■ Entries supplied ■
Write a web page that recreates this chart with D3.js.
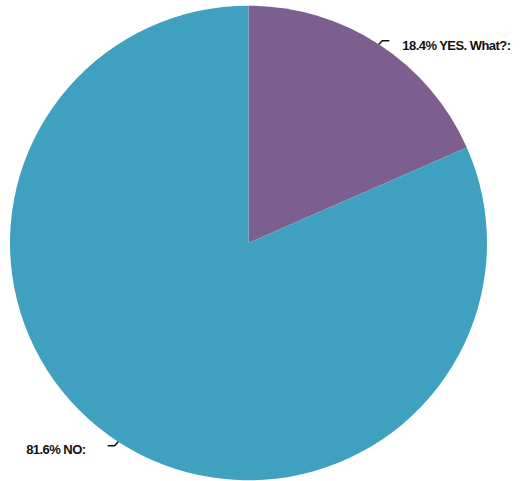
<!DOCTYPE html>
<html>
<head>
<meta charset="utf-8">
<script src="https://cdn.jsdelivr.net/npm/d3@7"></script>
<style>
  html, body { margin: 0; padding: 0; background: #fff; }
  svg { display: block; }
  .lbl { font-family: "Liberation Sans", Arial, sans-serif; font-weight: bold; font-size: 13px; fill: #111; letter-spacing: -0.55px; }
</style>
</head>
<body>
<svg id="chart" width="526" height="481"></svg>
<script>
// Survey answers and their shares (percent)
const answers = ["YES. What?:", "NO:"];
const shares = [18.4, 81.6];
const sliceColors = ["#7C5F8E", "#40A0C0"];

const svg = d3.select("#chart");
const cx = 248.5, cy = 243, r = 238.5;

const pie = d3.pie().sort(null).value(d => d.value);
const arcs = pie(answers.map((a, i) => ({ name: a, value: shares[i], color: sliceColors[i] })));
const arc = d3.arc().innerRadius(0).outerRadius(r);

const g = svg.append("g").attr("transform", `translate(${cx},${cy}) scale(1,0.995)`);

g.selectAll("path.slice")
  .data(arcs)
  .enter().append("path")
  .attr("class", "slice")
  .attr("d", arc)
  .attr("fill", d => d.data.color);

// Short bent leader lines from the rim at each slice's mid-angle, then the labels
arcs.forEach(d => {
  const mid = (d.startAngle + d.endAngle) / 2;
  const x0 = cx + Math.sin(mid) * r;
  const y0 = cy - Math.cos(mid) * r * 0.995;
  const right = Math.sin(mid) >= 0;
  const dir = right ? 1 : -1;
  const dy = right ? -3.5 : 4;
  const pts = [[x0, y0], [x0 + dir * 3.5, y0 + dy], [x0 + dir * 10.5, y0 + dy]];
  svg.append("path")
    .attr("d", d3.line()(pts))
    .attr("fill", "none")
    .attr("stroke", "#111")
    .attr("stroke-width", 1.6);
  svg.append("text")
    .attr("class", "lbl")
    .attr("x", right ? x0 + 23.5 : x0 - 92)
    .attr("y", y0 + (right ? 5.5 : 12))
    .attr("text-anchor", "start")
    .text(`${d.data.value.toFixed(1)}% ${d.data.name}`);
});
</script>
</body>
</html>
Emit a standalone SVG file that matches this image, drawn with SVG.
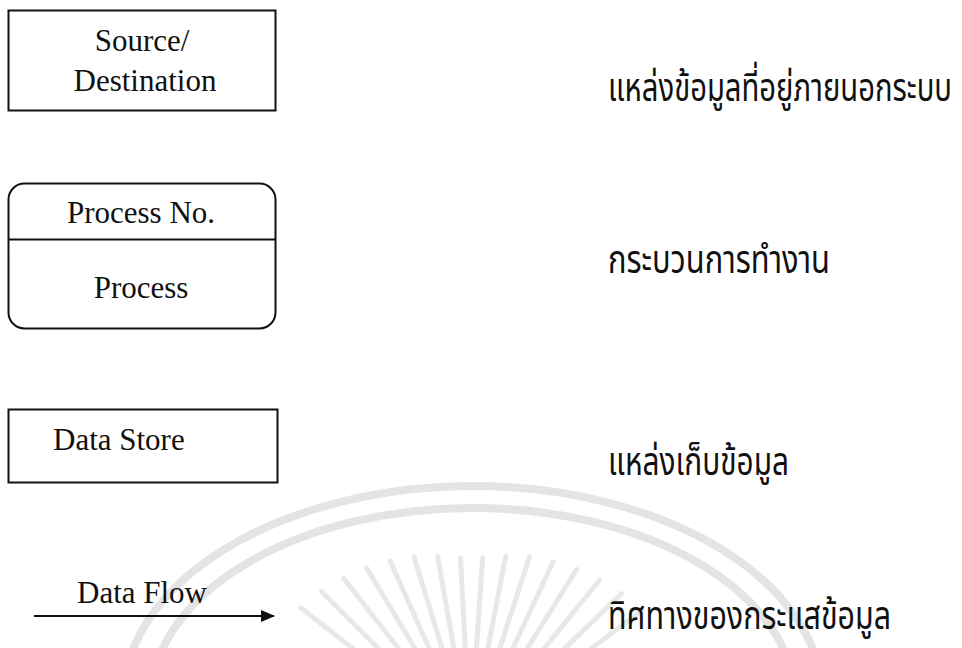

■ Task statement ■
Except for the pictures, copy every line of the records above exactly.

■ Full response ■
Write a web page that recreates this chart with D3.js.
<!DOCTYPE html>
<html>
<head>
<meta charset="utf-8">
<script src="https://cdn.jsdelivr.net/npm/d3@7"></script>
<style>
  html, body { margin: 0; padding: 0; background: #fff; }
  svg { display: block; }
  .lbl { font-family: "Liberation Sans", Arial, sans-serif; font-weight: bold; font-size: 13px; fill: #111; letter-spacing: -0.55px; }
</style>
</head>
<body>
<svg id="chart" width="526" height="481"></svg>
<script>
// Survey answers and their shares (percent)
const answers = ["YES. What?:", "NO:"];
const shares = [18.4, 81.6];
const sliceColors = ["#7C5F8E", "#40A0C0"];

const svg = d3.select("#chart");
const cx = 248.5, cy = 243, r = 238.5;

const pie = d3.pie().sort(null).value(d => d.value);
const arcs = pie(answers.map((a, i) => ({ name: a, value: shares[i], color: sliceColors[i] })));
const arc = d3.arc().innerRadius(0).outerRadius(r);

const g = svg.append("g").attr("transform", `translate(${cx},${cy}) scale(1,0.995)`);

g.selectAll("path.slice")
  .data(arcs)
  .enter().append("path")
  .attr("class", "slice")
  .attr("d", arc)
  .attr("fill", d => d.data.color);

// Short bent leader lines from the rim at each slice's mid-angle, then the labels
arcs.forEach(d => {
  const mid = (d.startAngle + d.endAngle) / 2;
  const x0 = cx + Math.sin(mid) * r;
  const y0 = cy - Math.cos(mid) * r * 0.995;
  const right = Math.sin(mid) >= 0;
  const dir = right ? 1 : -1;
  const dy = right ? -3.5 : 4;
  const pts = [[x0, y0], [x0 + dir * 3.5, y0 + dy], [x0 + dir * 10.5, y0 + dy]];
  svg.append("path")
    .attr("d", d3.line()(pts))
    .attr("fill", "none")
    .attr("stroke", "#111")
    .attr("stroke-width", 1.6);
  svg.append("text")
    .attr("class", "lbl")
    .attr("x", right ? x0 + 23.5 : x0 - 92)
    .attr("y", y0 + (right ? 5.5 : 12))
    .attr("text-anchor", "start")
    .text(`${d.data.value.toFixed(1)}% ${d.data.name}`);
});
</script>
</body>
</html>
Emit a standalone SVG file that matches this image, drawn with SVG.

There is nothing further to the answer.